The first event of the day was a ceremonial naming and anointing of our new safety boat, the ‘Kurt Berger’.  The old Dory had been swapped for the new, bright yellow, Whaly 435 the previous Sunday and she lay under the bridge swathed in black polythene throughout the week.  Today around a dozen sailors and friends wheeled it onto the top of the ramp where Margaret Berger did the naming honours in appropriate style with a thimble or two of champagne.  She (the boat) had been immaculately inscribed with her new name by David Jones.

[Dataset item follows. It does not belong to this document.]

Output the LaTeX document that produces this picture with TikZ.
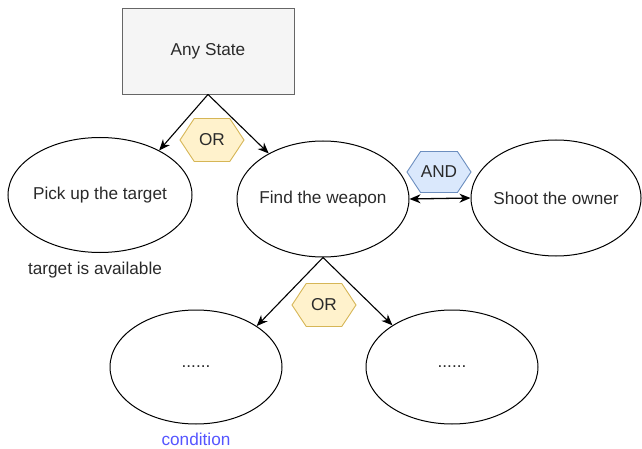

Despite the number of sailors on hand there were, at first, no volunteers for the First Race.  A cold F4 gusting F5 or 6 was blasting straight down the river against an incoming tide, and those present soon decided to launch and test the ‘Kurt Berger’, and nothing else.  That was before Rob Adams heaved into sight in a dry suit and with an appetite for a challenge.  So as the ‘KB’ was put through her paces with a crew of four including Margaret, Rob’s laser skated across the choppy water in an abundance of spray in an exhilarating display of seamanship.  The safety boat served only as the platform for an admiring audience: rescue was not required.

After 40 minutes or so both boats retired to the ramp where the ‘KB’ was man-handled up by a team of 6 or 8 into the yard.  She is significantly lighter than the Dory.  Rob Adams was, of course, awarded the First Race honours – it wasn’t his fault that no-one else joined in – and the assembly warmed up with tea, Margaret’s drizzle cake and Mary Brown’s flapjack.